2. Filter traces into JSONL

uv run python examples/warming_up_to_rl/export_trace_sft.py \
  --db traces/v3/synth_ai.db \
  --out datasets/crafter_reject_sft.jsonl \
  --require-achievement collect_wood \
  --require-achievement craft_table
Repeat --require-achievement for each condition you want to enforce. The exporter writes JSONL in Synth’s SFT schema.

3. Launch the SFT job

uvx synth-ai train \
  --config examples/warming_up_to_rl/configs/crafter_fft.toml \
  --dataset datasets/crafter_reject_sft.jsonl \
  --env-file .env
The CLI uploads the dataset, submits the job, and streams progress. Copy the resulting fine-tuned model ID for the next step.

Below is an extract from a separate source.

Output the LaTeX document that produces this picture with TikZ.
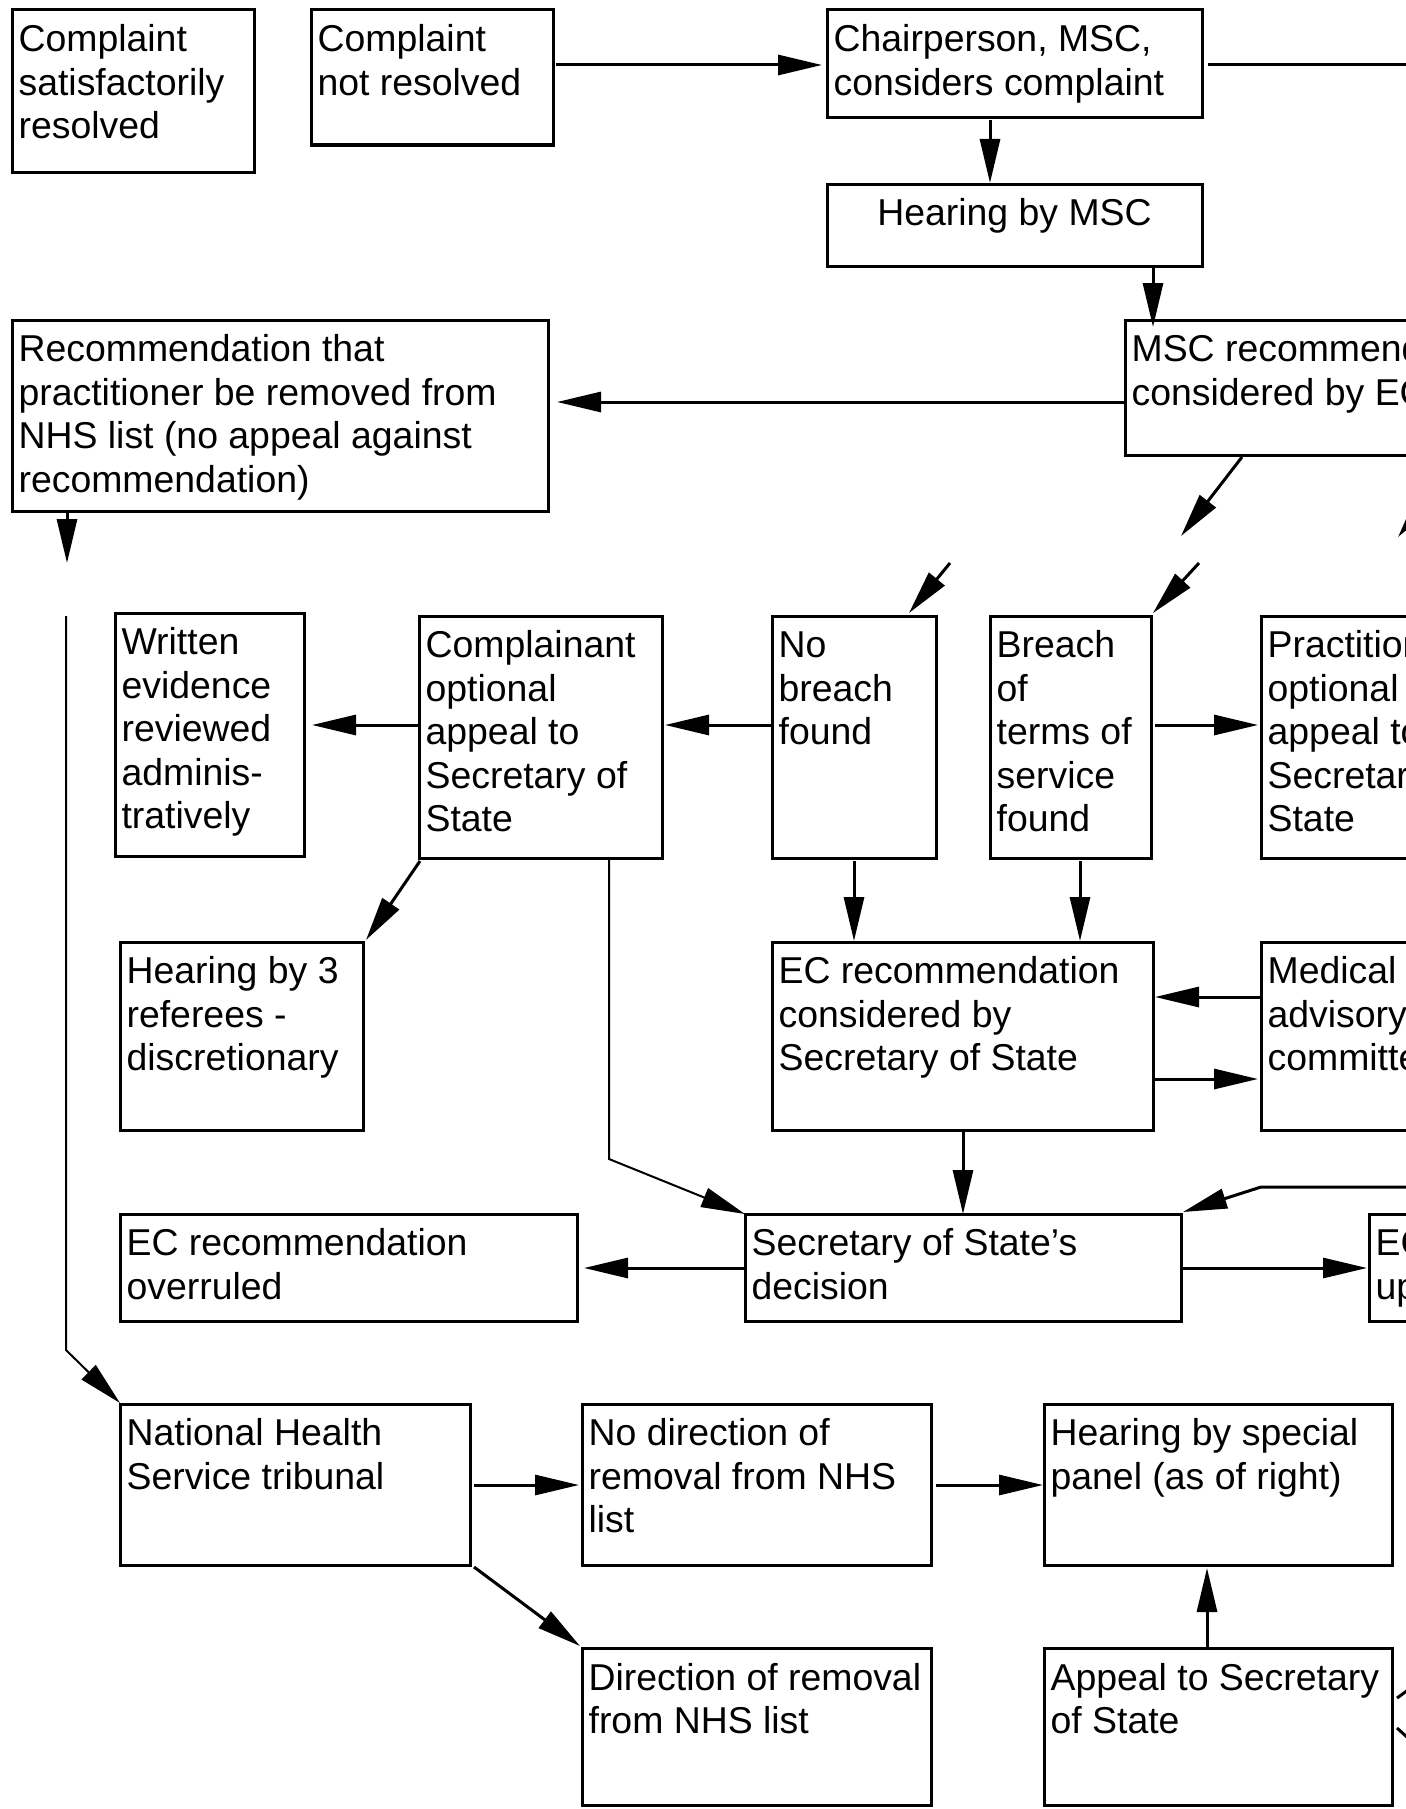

4. Evaluate the tuned checkpoint

uv run python examples/warming_up_to_rl/run_eval.py \
  --toml examples/warming_up_to_rl/configs/eval_groq_qwen32b.toml \
  --model ft:Qwen/Qwen3-4B:ftjob-XXXX \
  --use-rollout
Swap the model field for your fine-tuned checkpoint to compare metrics against the baseline.

Tips

  • Use uvx synth-ai status jobs list --status succeeded --json to pull job IDs for audit trails.
  • Keep datasets versioned; each tweak to the filtering criteria should produce a new JSONL for reproducibility.
  • Once you settle on a fine-tuned checkpoint, reference it under [model].source in your RL configs so future runs start from the refined policy.